There are many ways to measure debt, and the comments above refer only to official debt securities. They do not include corporate debt, nor equity holdings, nor the assets and liabilities represented by direct investment. If ‘everything’ is included, at least as measured in published statistics, then the data for 2011 show that the US economy has a net debt position with the rest of the world amounting to $4,157bn. In other words, foreign investors own this amount more of all kinds of assets in the US than the US owns in other countries.[3] Nevertheless, because of its privileged imperial position, with the role of the US dollar in particular, it was still able to earn a net revenue on this debt position of $235bn in 2011![4]


Tony Norfield, 3 September 2012


Here is a copy of David Graeber’s comments:

Just a couple notes:

I do not actually say that changes in the nature of money are the driving force of history; you just seem to conclude this because I do not provide a theory of the "motor of history" at all, but mainly describe what happened, and since the book is about money and debt, money and debt are what I focus on. However when I do suggest specific you will find, if look carefully, that it's always based in class struggle of some sort or another. Coinage comes about through the rise of professional armies and slave systems. The ban on usury in Islam comes from a shift in class alliances. Etc. Sometimes I note ironic results, such as the disaster that certain forms of debt resistance in the ancient Middle East had on the status of women, or the way that successful popular resistance in Ming China set the stage for the elite counter-offensive in 16-17C Europe. But it's always class struggle ultimately. Skim the book again with that in mind and you'll see it.

The idea that most money owed in the world today is owed to China or other Asian creditors is simply untrue. They just hold a lot of US treasury bonds, which are losing propositions economically anyway. About 74% of the US public for instance, are in debt, and 1 in 7 are currently being pursued by collection agencies, and the amount of student loan debt at all is over a trillion dollars.
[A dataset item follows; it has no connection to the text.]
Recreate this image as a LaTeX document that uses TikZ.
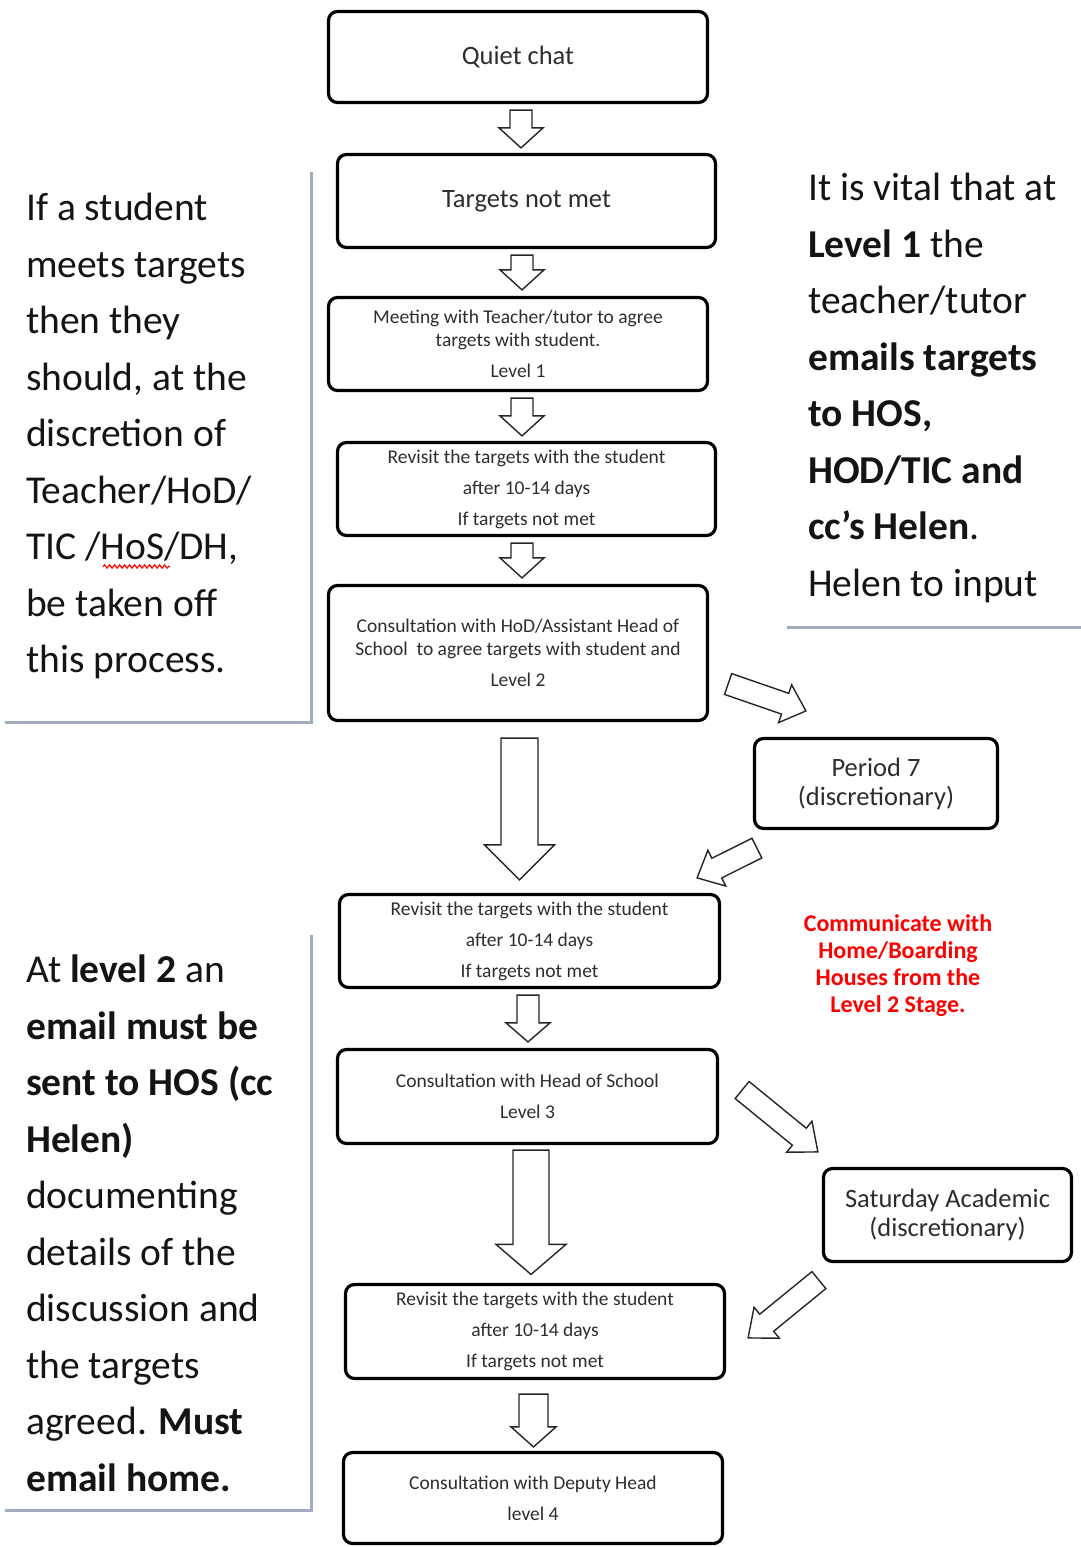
\documentclass[tikz,border=0pt]{standalone}
\usepackage{fontspec}
\setmainfont{Carlito}
\usetikzlibrary{calc, decorations.pathmorphing}

\definecolor{shadowblue}{RGB}{160,172,190}
\definecolor{boxtext}{RGB}{45,45,45}
\definecolor{alertred}{RGB}{255,0,0}

\tikzset{
  flowbox/.style={draw, line width=3.2pt, rounded corners=9pt, align=center, inner sep=0pt, text=boxtext},
  smalltext/.style={font=\fontsize{19.5}{31}\selectfont},
  bigtext/.style={font=\fontsize{26.5}{29}\selectfont},
  blockarrow/.style={draw=black!85, line width=1.4pt, fill=white, line join=miter},
  sidenote/.style={anchor=base west, align=left, inner sep=0pt, text=black!92, font=\fontsize{39.5}{56.5}\selectfont},
  shadowline/.style={draw=shadowblue, line width=3pt},
}

% hollow block arrow: tail, tip, shaft half width, head half width, head length
\newcommand{\fatarrow}[5]{%
  \coordinate (fa-t) at (#1);
  \coordinate (fa-h) at (#2);
  \coordinate (fa-b) at ($(fa-h)!#5!(fa-t)$);
  \draw[blockarrow] ($(fa-t)!#3!90:(fa-h)$) -- ($(fa-b)!#3!90:(fa-h)$)
    -- ($(fa-b)!#4!90:(fa-h)$) -- (fa-h) -- ($(fa-b)!#4!-90:(fa-h)$)
    -- ($(fa-b)!#3!-90:(fa-h)$) -- ($(fa-t)!#3!-90:(fa-h)$) -- cycle;
}

\begin{document}
\begin{tikzpicture}[x=1pt, y=-1pt]
  \useasboundingbox (0,0) rectangle (1081,1547);

  % main column
  \node[flowbox, bigtext, minimum width=379, minimum height=91] (chat) at (518,57) {Quiet chat};
  \node[flowbox, bigtext, minimum width=378, minimum height=93] (tnm) at (526.5,201) {Targets not met};
  \node[flowbox, smalltext, minimum width=379, minimum height=93] (meet) at (518,344)
    {Meeting with Teacher/tutor to agree\\[-8pt] targets with student.\\ Level 1};
  \node[flowbox, smalltext, minimum width=378, minimum height=93] (rev1) at (526.5,489)
    {Revisit the targets with the student\\ after 10-14 days\\ If targets not met};
  \node[flowbox, smalltext, minimum width=379, minimum height=135] (cons2) at (518,653)
    {Consultation with HoD/Assistant Head of\\[-8pt] School\ \ to agree targets with student and\\ Level 2};
  \node[flowbox, smalltext, minimum width=380, minimum height=93] (rev2) at (529.5,941)
    {Revisit the targets with the student\\ after 10-14 days\\ If targets not met};
  \node[flowbox, smalltext, minimum width=380, minimum height=94] (cons3) at (527.5,1096.5)
    {Consultation with Head of School\\ Level 3};
  \node[flowbox, smalltext, minimum width=379, minimum height=94] (rev3) at (535,1331.5)
    {Revisit the targets with the student\\ after 10-14 days\\ If targets not met};
  \node[flowbox, smalltext, minimum width=379, minimum height=91] (dep) at (533,1498)
    {Consultation with Deputy Head\\ level 4};

  % side boxes
  \node[flowbox, bigtext, minimum width=243, minimum height=90] (p7) at (876,783.5)
    {Period 7\\ (discretionary)};
  \node[flowbox, bigtext, minimum width=248, minimum height=93] (sat) at (947.5,1215)
    {Saturday Academic\\ (discretionary)};

  % arrows down the column
  \fatarrow{$(chat.south -| tnm.north)+(-5.5,6)$}{$(tnm.north)+(-5.5,-5)$}{11pt}{22pt}{20pt}
  \fatarrow{$(tnm.south)+(-4.5,6)$}{$(meet.north -| tnm.south)+(-4.5,-6)$}{11pt}{22pt}{20pt}
  \fatarrow{$(meet.south)+(4,6)$}{$(rev1.north -| meet.south)+(4,-5)$}{11pt}{22pt}{20pt}
  \fatarrow{$(rev1.south)+(-4.5,6)$}{$(cons2.north -| rev1.south)+(-4.5,-6)$}{11pt}{22pt}{20pt}
  \fatarrow{$(cons2.south)+(1.5,16)$}{$(rev2.north -| cons2.south)+(1.5,-13)$}{18.5pt}{35pt}{35pt}
  \fatarrow{$(rev2.south)+(-1.5,6)$}{$(cons3.north -| rev2.south)+(-1.5,-6)$}{11pt}{22pt}{19pt}
  \fatarrow{$(cons3.south)+(3.5,5)$}{$(rev3.north -| cons3.south)+(3.5,-8.5)$}{18pt}{35pt}{30pt}
  \fatarrow{$(rev3.south)+(-1.5,14)$}{$(dep.north -| rev3.south)+(-1.5,-4)$}{14.5pt}{22.5pt}{20pt}

  % arrows out to the side boxes and back
  \fatarrow{$(cons2.east)+(19,31)$}{$(p7.north west)+(53,-26)$}{11pt}{20pt}{22pt}
  \fatarrow{$(p7.south west)+(4,18)$}{$(rev2.north east)+(-24,-15)$}{11pt}{20pt}{22pt}
  \fatarrow{$(cons3.east)+(23,-6.5)$}{$(sat.north west)+(-4,-15)$}{11pt}{20pt}{24pt}
  \fatarrow{$(sat.south west)+(-3,17)$}{$(rev3.north east)+(22,55)$}{11pt}{20pt}{24pt}

  % notes (base anchor sits on the last line)
  \node[sidenote] (meetsnote) at (26,672.5) {If a student\\ meets targets\\ then they\\ should, at the\\ discretion of\\ Teacher/HoD/\\ TIC /HoS/DH,\\ be taken off\\ this process.};
  \draw[red, line width=1.2pt, decorate, decoration={snake, amplitude=1.6pt, segment length=5pt}] (103,566.5) -- (170,566.5);
  \draw[shadowline] (5,722) -- (311,722) -- (311,172);

  \node[sidenote] (vitalnote) at (808,596) {It is vital that at\\ \textbf{Level 1} the\\ teacher/tutor\\ \textbf{emails targets}\\ \textbf{to HOS,}\\ \textbf{HOD/TIC and}\\ \textbf{cc’s Helen}.\\ Helen to input};
  \draw[shadowline] (787,627) -- (1081,627);

  \node[font=\bfseries\fontsize{24}{27}\selectfont, text=alertred, align=center] (housenote) at (898,966)
    {Communicate with\\ Home/Boarding\\ Houses from the\\ Level 2 Stage.};

  \node[sidenote] (levelnote) at (26,1491) {At \textbf{level 2} an\\ \textbf{email must be}\\ \textbf{sent to HOS (cc}\\ \textbf{Helen)}\\ documenting\\ details of the\\ discussion and\\ the targets\\ agreed. \textbf{Must}\\ \textbf{email home.}};
  \draw[shadowline] (5,1510) -- (311,1510) -- (311,935);
\end{tikzpicture}
\end{document}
Close to none of that is owed to China.


[1] Marx, Letter to Weydemeyer, 5 March 1852.
[2] These topics have been analysed on this blog in various articles, see for example ‘Anti-Bank Populism in the Imperial Heartland’, 5 July 2011.
[3] See US Bureau of Economic Affairs, ‘The International Investment Position of the United States at Yearend 2011’, July 2012.
[4] For further details of how this works, see ‘Dimensions of Dollar Imperialism’ 5 October 2011, on this blog.